Aim of the exercise> Output the full listing word for word.

:::

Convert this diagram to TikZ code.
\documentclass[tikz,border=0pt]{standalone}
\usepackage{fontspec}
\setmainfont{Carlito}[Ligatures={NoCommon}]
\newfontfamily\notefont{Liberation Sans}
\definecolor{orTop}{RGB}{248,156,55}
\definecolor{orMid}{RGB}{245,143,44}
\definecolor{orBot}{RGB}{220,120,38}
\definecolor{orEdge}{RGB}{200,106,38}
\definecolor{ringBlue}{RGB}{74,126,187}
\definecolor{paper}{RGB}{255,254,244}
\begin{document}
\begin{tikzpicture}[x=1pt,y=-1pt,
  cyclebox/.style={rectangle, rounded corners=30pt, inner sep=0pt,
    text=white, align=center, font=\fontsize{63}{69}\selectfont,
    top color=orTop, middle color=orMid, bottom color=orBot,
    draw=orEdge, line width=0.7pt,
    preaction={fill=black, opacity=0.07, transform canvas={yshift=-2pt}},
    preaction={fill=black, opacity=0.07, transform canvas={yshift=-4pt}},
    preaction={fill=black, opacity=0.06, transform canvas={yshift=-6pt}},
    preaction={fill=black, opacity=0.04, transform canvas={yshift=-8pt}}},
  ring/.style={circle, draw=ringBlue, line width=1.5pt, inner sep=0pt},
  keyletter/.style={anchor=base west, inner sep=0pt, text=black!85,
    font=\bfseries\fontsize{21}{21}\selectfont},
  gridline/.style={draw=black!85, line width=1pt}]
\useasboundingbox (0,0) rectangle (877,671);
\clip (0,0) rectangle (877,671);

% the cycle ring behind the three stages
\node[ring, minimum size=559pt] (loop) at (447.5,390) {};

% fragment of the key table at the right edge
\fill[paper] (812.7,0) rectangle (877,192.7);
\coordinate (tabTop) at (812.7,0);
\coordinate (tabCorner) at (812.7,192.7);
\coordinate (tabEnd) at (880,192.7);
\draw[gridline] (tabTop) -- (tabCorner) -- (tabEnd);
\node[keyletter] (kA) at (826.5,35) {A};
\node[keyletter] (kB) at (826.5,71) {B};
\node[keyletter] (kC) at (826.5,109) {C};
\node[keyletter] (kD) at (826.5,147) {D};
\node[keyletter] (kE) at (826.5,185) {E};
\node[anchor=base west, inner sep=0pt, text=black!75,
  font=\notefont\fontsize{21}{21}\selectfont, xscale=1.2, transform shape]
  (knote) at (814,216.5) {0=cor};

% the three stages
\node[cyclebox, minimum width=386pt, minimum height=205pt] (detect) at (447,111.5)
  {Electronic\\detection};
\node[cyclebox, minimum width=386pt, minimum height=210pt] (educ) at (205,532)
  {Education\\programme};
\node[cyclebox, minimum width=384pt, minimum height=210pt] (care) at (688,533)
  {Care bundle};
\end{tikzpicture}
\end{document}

:::

Output below>
Convert this diagram to TikZ code.
\documentclass[tikz,border=0pt]{standalone}
\usepackage{fontspec}
\setmainfont{Carlito}[Ligatures={NoCommon}]
\newfontfamily\notefont{Liberation Sans}
\definecolor{orTop}{RGB}{248,156,55}
\definecolor{orMid}{RGB}{245,143,44}
\definecolor{orBot}{RGB}{220,120,38}
\definecolor{orEdge}{RGB}{200,106,38}
\definecolor{ringBlue}{RGB}{74,126,187}
\definecolor{paper}{RGB}{255,254,244}
\begin{document}
\begin{tikzpicture}[x=1pt,y=-1pt,
  cyclebox/.style={rectangle, rounded corners=30pt, inner sep=0pt,
    text=white, align=center, font=\fontsize{63}{69}\selectfont,
    top color=orTop, middle color=orMid, bottom color=orBot,
    draw=orEdge, line width=0.7pt,
    preaction={fill=black, opacity=0.07, transform canvas={yshift=-2pt}},
    preaction={fill=black, opacity=0.07, transform canvas={yshift=-4pt}},
    preaction={fill=black, opacity=0.06, transform canvas={yshift=-6pt}},
    preaction={fill=black, opacity=0.04, transform canvas={yshift=-8pt}}},
  ring/.style={circle, draw=ringBlue, line width=1.5pt, inner sep=0pt},
  keyletter/.style={anchor=base west, inner sep=0pt, text=black!85,
    font=\bfseries\fontsize{21}{21}\selectfont},
  gridline/.style={draw=black!85, line width=1pt}]
\useasboundingbox (0,0) rectangle (877,671);
\clip (0,0) rectangle (877,671);

% the cycle ring behind the three stages
\node[ring, minimum size=559pt] (loop) at (447.5,390) {};

% fragment of the key table at the right edge
\fill[paper] (812.7,0) rectangle (877,192.7);
\coordinate (tabTop) at (812.7,0);
\coordinate (tabCorner) at (812.7,192.7);
\coordinate (tabEnd) at (880,192.7);
\draw[gridline] (tabTop) -- (tabCorner) -- (tabEnd);
\node[keyletter] (kA) at (826.5,35) {A};
\node[keyletter] (kB) at (826.5,71) {B};
\node[keyletter] (kC) at (826.5,109) {C};
\node[keyletter] (kD) at (826.5,147) {D};
\node[keyletter] (kE) at (826.5,185) {E};
\node[anchor=base west, inner sep=0pt, text=black!75,
  font=\notefont\fontsize{21}{21}\selectfont, xscale=1.2, transform shape]
  (knote) at (814,216.5) {0=cor};

% the three stages
\node[cyclebox, minimum width=386pt, minimum height=205pt] (detect) at (447,111.5)
  {Electronic\\detection};
\node[cyclebox, minimum width=386pt, minimum height=210pt] (educ) at (205,532)
  {Education\\programme};
\node[cyclebox, minimum width=384pt, minimum height=210pt] (care) at (688,533)
  {Care bundle};
\end{tikzpicture}
\end{document}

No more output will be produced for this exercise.